String text = input.readLine();
int num = (text.length())/2;
double letter = (double)(text.length())/2;
String s1 = text.substring(0,num);
int u1 = Integer.parseInt(s1);
if (letter%1==0) {
StringBuffer s2 = new StringBuffer(text.substring(num));
s2 = s2.reverse();
String t2 = s2.toString();
int u2 = Integer.parseInt(t2);
if (u1==u2) {
System.out.println("Palindrome");
} else {
System.out.println("FAIL");
}
} else {
StringBuffer s2 = new StringBuffer(text.substring(num+1));
s2= s2.reverse();
String t2 = s2.toString();
int u2 = Integer.parseInt(t2);
if (u1==u2) {
System.out.println("Palindrom");
}else {
System.out.println("FAIL");
}
}
You don't need to convert the string back to number in order to compare them. You can use string's equals() method to check if they are equal.

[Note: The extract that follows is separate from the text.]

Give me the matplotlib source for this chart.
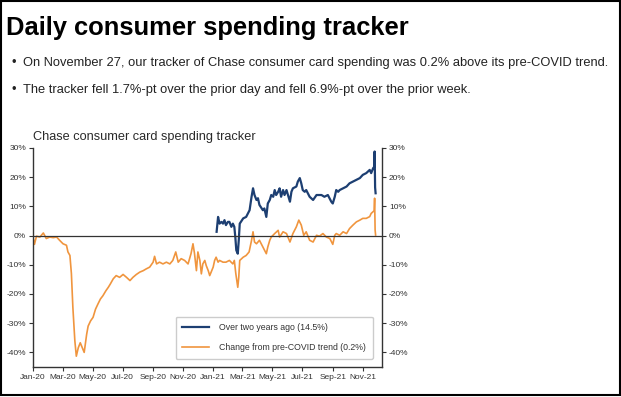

Check this out (with necessary changes this will work for any string though, not just numbers).
int num = 12300321;
String numString = String.valueOf(num);
String reverseNumString = new StringBuilder(numString).reverse().toString();
if(numString.equals(reverseNumString)) {
System.out.println(num + " is a Palindrome!");
}
else {
System.out.println(num + " is not a Palindrome!");
}
Output:
12300321 is a Palindrome!
Alternate method (using only number manipulation; will work for integers only)
int num = 12300321;
int numCopy = num;
int reverseNumInt = 0;
while(numCopy != 0) {
reverseNumInt = reverseNumInt * 10 + numCopy % 10;
numCopy /= 10;
}
if(reverseNumInt == num) {
System.out.println(num + " is a Palindrome!");
}
else {
System.out.println(num + " is not a Palindrome!");
}